▶ OBJECTIVE
Transcribe the lines from the start of the data below through the line with "var colors = ['#A5A5A5', '#C60000', '#000000', '#5B8FD5'];", word for word and nothing more.
○ ○ ○ ○ ○
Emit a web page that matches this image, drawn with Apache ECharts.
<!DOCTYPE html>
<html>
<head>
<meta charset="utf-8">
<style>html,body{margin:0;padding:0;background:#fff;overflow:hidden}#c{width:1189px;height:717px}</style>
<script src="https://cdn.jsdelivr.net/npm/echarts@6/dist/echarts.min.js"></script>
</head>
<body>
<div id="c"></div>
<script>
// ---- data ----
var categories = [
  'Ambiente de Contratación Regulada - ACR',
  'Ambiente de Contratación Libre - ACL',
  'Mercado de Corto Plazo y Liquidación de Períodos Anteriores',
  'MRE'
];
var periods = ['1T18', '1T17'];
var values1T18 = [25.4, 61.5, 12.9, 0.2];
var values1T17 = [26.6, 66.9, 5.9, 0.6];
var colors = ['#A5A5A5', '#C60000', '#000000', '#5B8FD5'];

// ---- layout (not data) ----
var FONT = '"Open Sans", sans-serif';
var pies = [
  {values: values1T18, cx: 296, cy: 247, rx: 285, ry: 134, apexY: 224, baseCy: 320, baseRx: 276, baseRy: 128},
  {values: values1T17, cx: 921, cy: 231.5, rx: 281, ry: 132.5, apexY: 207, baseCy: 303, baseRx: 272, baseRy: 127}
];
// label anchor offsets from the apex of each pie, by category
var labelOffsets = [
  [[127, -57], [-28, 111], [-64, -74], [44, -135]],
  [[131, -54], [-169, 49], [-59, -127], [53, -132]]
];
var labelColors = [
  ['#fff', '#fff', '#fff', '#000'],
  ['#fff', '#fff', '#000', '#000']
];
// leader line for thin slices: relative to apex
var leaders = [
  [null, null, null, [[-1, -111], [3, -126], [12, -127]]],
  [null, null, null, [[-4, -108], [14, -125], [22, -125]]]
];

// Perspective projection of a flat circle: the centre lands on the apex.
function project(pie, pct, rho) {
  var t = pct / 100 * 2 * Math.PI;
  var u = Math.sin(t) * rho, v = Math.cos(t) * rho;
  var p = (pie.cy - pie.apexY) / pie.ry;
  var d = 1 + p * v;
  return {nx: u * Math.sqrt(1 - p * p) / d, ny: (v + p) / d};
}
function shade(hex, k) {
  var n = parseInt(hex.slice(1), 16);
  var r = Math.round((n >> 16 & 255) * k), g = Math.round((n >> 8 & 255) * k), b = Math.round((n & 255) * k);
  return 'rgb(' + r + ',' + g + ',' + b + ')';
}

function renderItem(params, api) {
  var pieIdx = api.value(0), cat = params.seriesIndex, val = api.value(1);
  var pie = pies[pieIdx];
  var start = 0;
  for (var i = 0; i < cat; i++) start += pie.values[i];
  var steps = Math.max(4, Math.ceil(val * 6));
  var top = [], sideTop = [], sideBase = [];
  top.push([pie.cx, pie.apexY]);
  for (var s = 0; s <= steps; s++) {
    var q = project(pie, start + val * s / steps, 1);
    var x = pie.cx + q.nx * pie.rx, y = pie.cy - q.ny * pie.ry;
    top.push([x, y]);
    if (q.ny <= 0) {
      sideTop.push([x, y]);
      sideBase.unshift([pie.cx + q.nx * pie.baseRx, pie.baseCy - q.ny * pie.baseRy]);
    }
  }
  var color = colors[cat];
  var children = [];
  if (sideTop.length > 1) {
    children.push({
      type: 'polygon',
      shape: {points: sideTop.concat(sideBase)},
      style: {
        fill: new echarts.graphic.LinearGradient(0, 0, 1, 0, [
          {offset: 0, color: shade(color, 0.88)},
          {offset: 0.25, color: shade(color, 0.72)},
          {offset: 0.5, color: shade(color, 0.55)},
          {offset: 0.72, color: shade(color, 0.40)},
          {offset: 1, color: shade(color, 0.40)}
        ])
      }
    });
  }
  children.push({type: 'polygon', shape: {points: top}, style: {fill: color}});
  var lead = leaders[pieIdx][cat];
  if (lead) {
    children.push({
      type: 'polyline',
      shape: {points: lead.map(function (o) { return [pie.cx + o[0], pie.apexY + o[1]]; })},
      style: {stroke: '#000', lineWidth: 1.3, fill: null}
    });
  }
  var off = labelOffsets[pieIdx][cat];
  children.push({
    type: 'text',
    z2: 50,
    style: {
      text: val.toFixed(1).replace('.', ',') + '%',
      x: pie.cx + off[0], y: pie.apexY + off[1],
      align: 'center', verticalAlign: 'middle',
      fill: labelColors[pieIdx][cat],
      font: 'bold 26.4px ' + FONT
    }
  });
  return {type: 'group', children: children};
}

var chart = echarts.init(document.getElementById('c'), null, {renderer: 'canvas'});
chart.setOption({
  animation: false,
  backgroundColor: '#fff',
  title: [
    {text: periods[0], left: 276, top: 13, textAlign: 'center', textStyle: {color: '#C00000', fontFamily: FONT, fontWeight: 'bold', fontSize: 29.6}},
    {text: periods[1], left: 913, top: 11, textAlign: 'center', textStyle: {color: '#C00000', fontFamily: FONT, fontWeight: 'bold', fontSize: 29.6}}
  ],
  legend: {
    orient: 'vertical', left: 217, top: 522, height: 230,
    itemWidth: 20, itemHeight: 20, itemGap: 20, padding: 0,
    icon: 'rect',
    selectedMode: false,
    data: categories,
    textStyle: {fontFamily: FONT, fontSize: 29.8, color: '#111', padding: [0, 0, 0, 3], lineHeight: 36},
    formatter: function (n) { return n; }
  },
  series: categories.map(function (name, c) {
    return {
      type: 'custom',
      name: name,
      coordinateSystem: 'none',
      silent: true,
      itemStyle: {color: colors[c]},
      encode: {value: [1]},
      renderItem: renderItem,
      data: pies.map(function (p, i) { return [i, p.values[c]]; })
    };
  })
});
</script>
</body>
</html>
○ ○ ○ ○ ○
▶ ANSWER TO THE TASK
Emit a web page that matches this image, drawn with Apache ECharts.
<!DOCTYPE html>
<html>
<head>
<meta charset="utf-8">
<style>html,body{margin:0;padding:0;background:#fff;overflow:hidden}#c{width:1189px;height:717px}</style>
<script src="https://cdn.jsdelivr.net/npm/echarts@6/dist/echarts.min.js"></script>
</head>
<body>
<div id="c"></div>
<script>
// ---- data ----
var categories = [
  'Ambiente de Contratación Regulada - ACR',
  'Ambiente de Contratación Libre - ACL',
  'Mercado de Corto Plazo y Liquidación de Períodos Anteriores',
  'MRE'
];
var periods = ['1T18', '1T17'];
var values1T18 = [25.4, 61.5, 12.9, 0.2];
var values1T17 = [26.6, 66.9, 5.9, 0.6];
var colors = ['#A5A5A5', '#C60000', '#000000', '#5B8FD5'];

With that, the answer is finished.